As he has done on other occasions, the pope noted that the Christian life is essentially about doing good and not just about avoiding evil.

“It is significant that fully four times those servants who invested their talents, who took a risk, are called ‘faithful,’” he said. “For the Gospel, faithfulness is never risk-free.”

“Taking risks: there is no faithfulness without risk. Fidelity to God means handing over our life, letting our carefully laid plans be disrupted by our need to serve,” he said.

“It is sad when Christians play a defensive game, content only to observe rules and obey commandments,” Francis noted. “Those ‘moderate’ Christians who never go beyond boundaries, never, because they are afraid of risk.”

“Following rules is not enough; fidelity to Jesus is not just about not making mistakes, this is quite wrong,” he added. “That is what the lazy servant in the parable thought: for lack of initiative and creativity, he yielded to needless fear and buried the talent he had received.”

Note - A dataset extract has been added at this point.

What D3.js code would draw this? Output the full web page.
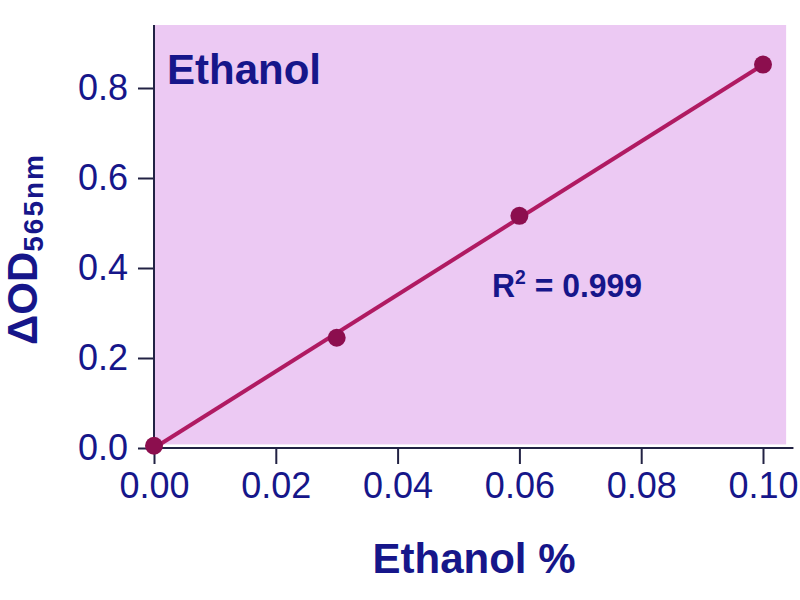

The pope went on to note a paradox: the master calls the lazy servant “evil” despite the fact that he had technically done nothing wrong, because he had failed to act.

“The master actually calls him ‘wicked.’ And yet he did nothing wrong! But he did nothing good either,” the pope reflected. “He preferred to sin by omission rather than to risk making a mistake.”

“He was not faithful to God, who spends freely, and he made his offence even worse by returning the gift he had received. ‘You gave me this, and I give it to you,’ nothing more,” he said.

“The Lord, for his part, asks us to be generous, to conquer fear with the courage of love, to overcome the passivity that becomes complicity,” he said.